12. RELATION TO OTHER BENEFITS. Any economic or other benefit to the
Grantee under this Agreement or the Plan shall not be taken into account in
determining any benefits to which the Grantee may be entitled under any
profit-sharing, retirement or other benefit or compensation plan maintained
by the Company or a Subsidiary and shall not affect the amount of any life
insurance coverage available to any beneficiary under any life insurance plan
covering employees of the Company or a Subsidiary.
13. AMENDMENTS. Any amendment to the Plan shall be deemed to be an
amendment to this Agreement to the extent that the amendment is applicable
hereto; PROVIDED, HOWEVER, that no amendment shall adversely affect the
rights of the Grantee under this Agreement without the Grantee's consent.

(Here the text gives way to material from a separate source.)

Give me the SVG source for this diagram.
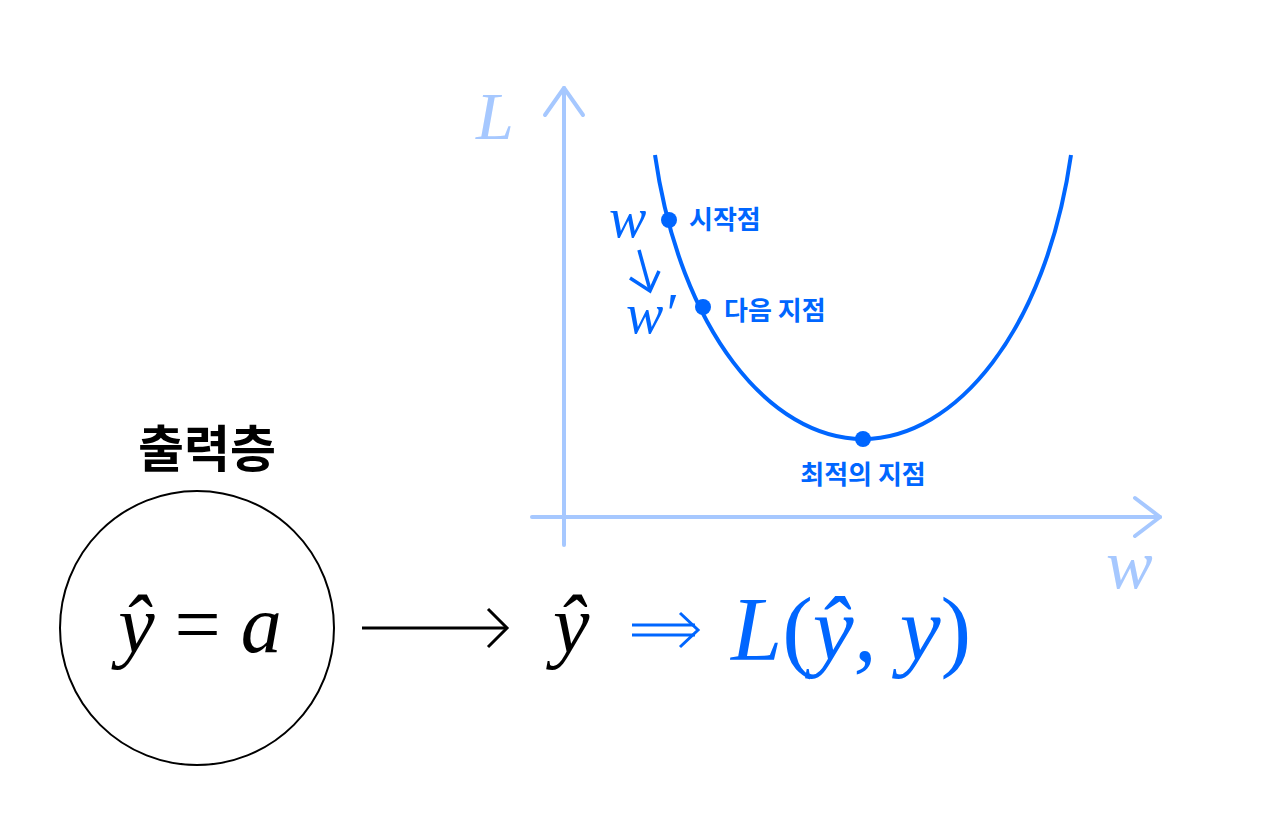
<svg xmlns="http://www.w3.org/2000/svg" width="1273" height="839" viewBox="0 0 1273 839">
<style>
.axis{stroke:#a6c8ff;stroke-width:4;fill:none;stroke-linecap:round;stroke-linejoin:round}
.math{font-family:"Liberation Serif","DejaVu Serif",serif;font-style:italic}
.kr{font-family:"Noto Sans CJK KR",sans-serif;font-weight:bold}
.blue{fill:#0066ff}
</style>
<rect width="1273" height="839" fill="#ffffff"/>
<g id="axes">
<line class="axis" x1="564" y1="545" x2="564" y2="88"/>
<polyline class="axis" points="545,115 564,88 583,115"/>
<line class="axis" x1="532" y1="517" x2="1160" y2="517"/>
<polyline class="axis" points="1135,498 1160,517 1135,536"/>
<text class="math" x="476" y="139" font-size="68" fill="#a6c8ff">L</text>
<text class="math" x="1106" y="588" font-size="70" fill="#a6c8ff">w</text>
</g>
<g id="curve">
<path d="M655,155 C680,330 770,439 863,439 C956,439 1046,330 1071,155" fill="none" stroke="#0066ff" stroke-width="4"/>
</g>
<g id="start">
<circle cx="669" cy="220" r="8" fill="#0066ff"/>
<text class="kr blue" x="689" y="229" font-size="26">시작점</text>
<text class="math blue" x="609" y="237" font-size="56">w</text>
</g>
<g id="next">
<circle cx="703" cy="307" r="8" fill="#0066ff"/>
<text class="kr blue" x="724" y="320" font-size="26">다음 지점</text>
<text class="math blue" x="626" y="333" font-size="56">w′</text>
</g>
<g id="optimum">
<circle cx="863" cy="439" r="8" fill="#0066ff"/>
<text class="kr blue" x="863" y="484" font-size="26" text-anchor="middle">최적의 지점</text>
</g>
<g id="output-layer">
<text class="kr" x="207" y="467" font-size="50" text-anchor="middle" fill="#000">출력층</text>
<circle cx="197" cy="628" r="137" fill="none" stroke="#000" stroke-width="2"/>
<text class="math" x="200" y="652" font-size="82" text-anchor="middle" fill="#000">ŷ<tspan font-style="normal" dx="20">=</tspan><tspan dx="20">a</tspan></text>
</g>
<g id="yhat">
<text class="math" x="553" y="652" font-size="82" fill="#000">ŷ</text>
</g>
<g id="loss">
<text class="math blue" x="731" y="660" font-size="92">L<tspan font-style="normal">(</tspan>ŷ, y<tspan font-style="normal">)</tspan></text>
</g>
<g id="connectors">
<line x1="362" y1="628" x2="506" y2="628" stroke="#000" stroke-width="3"/>
<polyline points="488,609 507,628 488,647" fill="none" stroke="#000" stroke-width="3"/>
<line x1="632" y1="625" x2="695" y2="625" stroke="#0066ff" stroke-width="3"/>
<line x1="632" y1="635" x2="695" y2="635" stroke="#0066ff" stroke-width="3"/>
<polyline points="680,613 698,630 680,647" fill="none" stroke="#0066ff" stroke-width="3"/>
<line x1="639" y1="250" x2="650" y2="290" stroke="#0066ff" stroke-width="3.5"/>
<polyline points="630,278 650,291 659,271" fill="none" stroke="#0066ff" stroke-width="3.5"/>
</g>
</svg>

14. SEVERABILITY. In the event that one or more of the provisions of
this Agreement shall be invalidated for any reason by a court of competent
jurisdiction, any provision so invalidated shall be deemed to be separable
from the other provisions hereof, and the remaining provisions hereof shall
continue to be valid and fully enforceable.
15. RELATION TO PLAN. This Agreement is subject to the terms and
conditions of the Plan. In the event of any inconsistent provisions between
this Agreement and the Plan, the Plan shall govern. The Board acting pursuant
to the Plan, as constituted from time to time, shall except as otherwise
expressly provided herein have the right to determine any questions that
arise under this Agreement.
16. SUCCESSORS AND ASSIGNS. The provisions of this Agreement shall
inure to the benefit of, and be binding upon, the successors, administrators,
heirs, legal representatives and assigns of the Grantee and the successors
and assigns of the Company.
17. NOTICES. Any notice to the Company provided for herein shall be
in writing to the attention of the Corporate Secretary at XXX.XXX INC., 0000
Xxxxxxxxx Xxxxx, Xxxxxxx Xxxxx, Xxxxxxxx 00000, and any notice to the Grantee
shall be addressed to the Grantee at his address currently on file with the
Company. Except as otherwise provided herein, any written
4
notice shall be deemed to be duly given if and when hand delivered, or five
business days after having been mailed by United States registered or
certified mail, return receipt requested, postage prepaid, or three business
days after having been sent by a nationally recognized overnight courier
service, addressed as aforesaid. Any party may change the address to which
notices are to be given hereunder by written notice to the other party as
herein specified, except that notices of changes of address shall be
effective only upon receipt.
18. GOVERNING LAW. The laws of the State of Delaware, without giving
effect to the principles of conflict of laws thereof, shall govern the
interpretation, performance and enforcement of this Agreement.
19. [PRIOR AGREEMENT. This Agreement supersedes in its entirety the
Nonqualified Stock Option Agreement, dated as of , , between the Company
and the Grantee.]
[signature page follows]
5
This Agreement is executed by the Company as of the
day of .
XXX.XXX INC.
By:
---------------------------------
Name:
Title:
The undersigned hereby acknowledges receipt of an executed original
of this Agreement and accepts the award of Restricted Shares granted
hereunder on the terms and conditions set forth herein and in the Plan.